╭──

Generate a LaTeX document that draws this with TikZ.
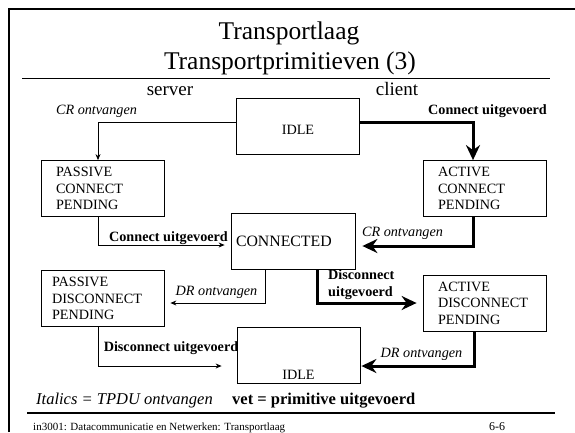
\documentclass[tikz,border=0pt]{standalone}
\usepackage{fontspec}
\setmainfont{Liberation Serif}
\usepackage{tikz}
\usetikzlibrary{arrows.meta, positioning}
\newcommand{\boxfont}{\fontsize{14.2}{16.5}\selectfont}
\tikzset{
  statebox/.style={rectangle, draw=black, line width=0.8pt, minimum width=123pt, minimum height=56pt, font=\boxfont, align=center},
  pendbox/.style={statebox, text width=93pt, inner xsep=15pt, align=left},
  recvlabel/.style={font=\itshape\boxfont, inner sep=1pt},
  execlabel/.style={font=\bfseries\boxfont, align=left, inner sep=1pt},
  thinarrow/.style={-{Stealth[length=6pt, width=5pt]}, line width=0.8pt},
  thickarrow/.style={-{Stealth[length=15pt, width=14pt, inset=5pt]}, line width=3pt},
  legendtext/.style={font=\fontsize{16.5}{19}\selectfont, inner sep=0pt}
}
\begin{document}
\begin{tikzpicture}[x=1pt, y=-1pt]
  \useasboundingbox (0,0) rectangle (575,432);
  % slide frame and rules
  \draw[line width=2pt] (9,432) -- (9,9) -- (575,9);
  \draw[line width=1.5pt] (22,78.5) -- (550,78.5);
  \draw[line width=2pt] (27,413) -- (555,413);

  % title
  \node[anchor=base, font=\fontsize{25.5}{28}\selectfont, inner sep=0pt] (title1) at (289,39) {Transportlaag};
  \node[anchor=base, font=\fontsize{25.5}{28}\selectfont, inner sep=0pt] (title2) at (290,69) {Transportprimitieven (3)};
  \node[anchor=base, font=\fontsize{19}{22}\selectfont, inner sep=0pt] (server) at (170,95) {server};
  \node[anchor=base, font=\fontsize{19}{22}\selectfont, inner sep=0pt] (client) at (397,95) {client};

  % states
  \node[statebox, text height=17.5pt] (idleA) at (298,126) {IDLE};
  \node[pendbox] (pcp) at (102.5,188.5) {PASSIVE\\CONNECT\\PENDING};
  \node[pendbox] (acp) at (484.5,188.5) {ACTIVE\\CONNECT\\PENDING};
  \node[statebox, minimum width=124pt, text width=114pt, inner xsep=5pt, align=left, font=\fontsize{15.8}{18}\selectfont] (conn) at (293,241) {CONNECTED};
  \node[pendbox, inner xsep=11pt, text width=101pt] (pdp) at (102.5,298.5) {PASSIVE\\DISCONNECT\\PENDING};
  \node[pendbox] (adp) at (484.5,303) {ACTIVE\\DISCONNECT\\PENDING};
  \node[statebox, text height=50pt, inner ysep=2pt] (idleB) at (298.5,355) {IDLE};

  % transitions
  \draw[thinarrow] ([yshift=4pt]idleA.west) -| ([xshift=-4.5pt]pcp.north);
  \draw[thickarrow] ([yshift=4pt]idleA.east) -| ([xshift=-11.5pt]acp.north);
  \draw[thinarrow, shorten >=6pt] ([xshift=-4.5pt]pcp.south) |- ([yshift=-4pt]conn.west);
  \draw[thickarrow, shorten >=7pt] ([xshift=-11.5pt]acp.south) |- ([yshift=-5pt]conn.east);
  \draw[thinarrow, shorten >=6pt] ([xshift=-28pt]conn.south) |- ([yshift=-4.5pt]pdp.east);
  \draw[thickarrow, shorten >=6pt] ([xshift=24pt]conn.south) |- (adp.west);
  \draw[thinarrow, shorten >=15pt] ([xshift=-4.5pt]pdp.south) |- ([yshift=-11pt]idleB.west);
  \draw[thickarrow, shorten >=1pt] ([xshift=-10.5pt]adp.south) |- ([yshift=-11pt]idleB.east);

  % transition labels
  \node[recvlabel] (crA) at (96.5,111) {CR ontvangen};
  \node[execlabel] (conA) at (487.5,111) {Connect uitgevoerd};
  \node[execlabel] (conB) at (168.5,238) {Connect uitgevoerd};
  \node[recvlabel] (crB) at (402.5,233) {CR ontvangen};
  \node[recvlabel] (drA) at (216.5,292) {DR ontvangen};
  \node[execlabel, anchor=west] (disA) at (327,284.5) {Disconnect\\uitgevoerd};
  \node[execlabel] (disB) at (171,348) {Disconnect uitgevoerd};
  \node[recvlabel] (drB) at (421.5,354) {DR ontvangen};

  % legend and footer
  \node[legendtext, anchor=base west, font=\itshape\fontsize{16.5}{19}\selectfont] (legRecv) at (36,404) {Italics = TPDU ontvangen};
  \node[legendtext, anchor=base west, font=\bfseries\fontsize{16.5}{19}\selectfont] (legExec) at (232,404) {vet = primitive uitgevoerd};
  \node[anchor=base west, font=\fontsize{11}{13}\selectfont, inner sep=0pt] (footer) at (33,430) {in3001: Datacommunicatie en Netwerken: Transportlaag};
  \node[anchor=base, font=\fontsize{12}{14}\selectfont, inner sep=0pt] (slideno) at (497,430) {6-6};
\end{tikzpicture}
\end{document}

╰──

All of the material above is to be copied exactly, except for its images.

* **Worked solution**:
Generate a LaTeX document that draws this with TikZ.
\documentclass[tikz,border=0pt]{standalone}
\usepackage{fontspec}
\setmainfont{Liberation Serif}
\usepackage{tikz}
\usetikzlibrary{arrows.meta, positioning}
\newcommand{\boxfont}{\fontsize{14.2}{16.5}\selectfont}
\tikzset{
  statebox/.style={rectangle, draw=black, line width=0.8pt, minimum width=123pt, minimum height=56pt, font=\boxfont, align=center},
  pendbox/.style={statebox, text width=93pt, inner xsep=15pt, align=left},
  recvlabel/.style={font=\itshape\boxfont, inner sep=1pt},
  execlabel/.style={font=\bfseries\boxfont, align=left, inner sep=1pt},
  thinarrow/.style={-{Stealth[length=6pt, width=5pt]}, line width=0.8pt},
  thickarrow/.style={-{Stealth[length=15pt, width=14pt, inset=5pt]}, line width=3pt},
  legendtext/.style={font=\fontsize{16.5}{19}\selectfont, inner sep=0pt}
}
\begin{document}
\begin{tikzpicture}[x=1pt, y=-1pt]
  \useasboundingbox (0,0) rectangle (575,432);
  % slide frame and rules
  \draw[line width=2pt] (9,432) -- (9,9) -- (575,9);
  \draw[line width=1.5pt] (22,78.5) -- (550,78.5);
  \draw[line width=2pt] (27,413) -- (555,413);

  % title
  \node[anchor=base, font=\fontsize{25.5}{28}\selectfont, inner sep=0pt] (title1) at (289,39) {Transportlaag};
  \node[anchor=base, font=\fontsize{25.5}{28}\selectfont, inner sep=0pt] (title2) at (290,69) {Transportprimitieven (3)};
  \node[anchor=base, font=\fontsize{19}{22}\selectfont, inner sep=0pt] (server) at (170,95) {server};
  \node[anchor=base, font=\fontsize{19}{22}\selectfont, inner sep=0pt] (client) at (397,95) {client};

  % states
  \node[statebox, text height=17.5pt] (idleA) at (298,126) {IDLE};
  \node[pendbox] (pcp) at (102.5,188.5) {PASSIVE\\CONNECT\\PENDING};
  \node[pendbox] (acp) at (484.5,188.5) {ACTIVE\\CONNECT\\PENDING};
  \node[statebox, minimum width=124pt, text width=114pt, inner xsep=5pt, align=left, font=\fontsize{15.8}{18}\selectfont] (conn) at (293,241) {CONNECTED};
  \node[pendbox, inner xsep=11pt, text width=101pt] (pdp) at (102.5,298.5) {PASSIVE\\DISCONNECT\\PENDING};
  \node[pendbox] (adp) at (484.5,303) {ACTIVE\\DISCONNECT\\PENDING};
  \node[statebox, text height=50pt, inner ysep=2pt] (idleB) at (298.5,355) {IDLE};

  % transitions
  \draw[thinarrow] ([yshift=4pt]idleA.west) -| ([xshift=-4.5pt]pcp.north);
  \draw[thickarrow] ([yshift=4pt]idleA.east) -| ([xshift=-11.5pt]acp.north);
  \draw[thinarrow, shorten >=6pt] ([xshift=-4.5pt]pcp.south) |- ([yshift=-4pt]conn.west);
  \draw[thickarrow, shorten >=7pt] ([xshift=-11.5pt]acp.south) |- ([yshift=-5pt]conn.east);
  \draw[thinarrow, shorten >=6pt] ([xshift=-28pt]conn.south) |- ([yshift=-4.5pt]pdp.east);
  \draw[thickarrow, shorten >=6pt] ([xshift=24pt]conn.south) |- (adp.west);
  \draw[thinarrow, shorten >=15pt] ([xshift=-4.5pt]pdp.south) |- ([yshift=-11pt]idleB.west);
  \draw[thickarrow, shorten >=1pt] ([xshift=-10.5pt]adp.south) |- ([yshift=-11pt]idleB.east);

  % transition labels
  \node[recvlabel] (crA) at (96.5,111) {CR ontvangen};
  \node[execlabel] (conA) at (487.5,111) {Connect uitgevoerd};
  \node[execlabel] (conB) at (168.5,238) {Connect uitgevoerd};
  \node[recvlabel] (crB) at (402.5,233) {CR ontvangen};
  \node[recvlabel] (drA) at (216.5,292) {DR ontvangen};
  \node[execlabel, anchor=west] (disA) at (327,284.5) {Disconnect\\uitgevoerd};
  \node[execlabel] (disB) at (171,348) {Disconnect uitgevoerd};
  \node[recvlabel] (drB) at (421.5,354) {DR ontvangen};

  % legend and footer
  \node[legendtext, anchor=base west, font=\itshape\fontsize{16.5}{19}\selectfont] (legRecv) at (36,404) {Italics = TPDU ontvangen};
  \node[legendtext, anchor=base west, font=\bfseries\fontsize{16.5}{19}\selectfont] (legExec) at (232,404) {vet = primitive uitgevoerd};
  \node[anchor=base west, font=\fontsize{11}{13}\selectfont, inner sep=0pt] (footer) at (33,430) {in3001: Datacommunicatie en Netwerken: Transportlaag};
  \node[anchor=base, font=\fontsize{12}{14}\selectfont, inner sep=0pt] (slideno) at (497,430) {6-6};
\end{tikzpicture}
\end{document}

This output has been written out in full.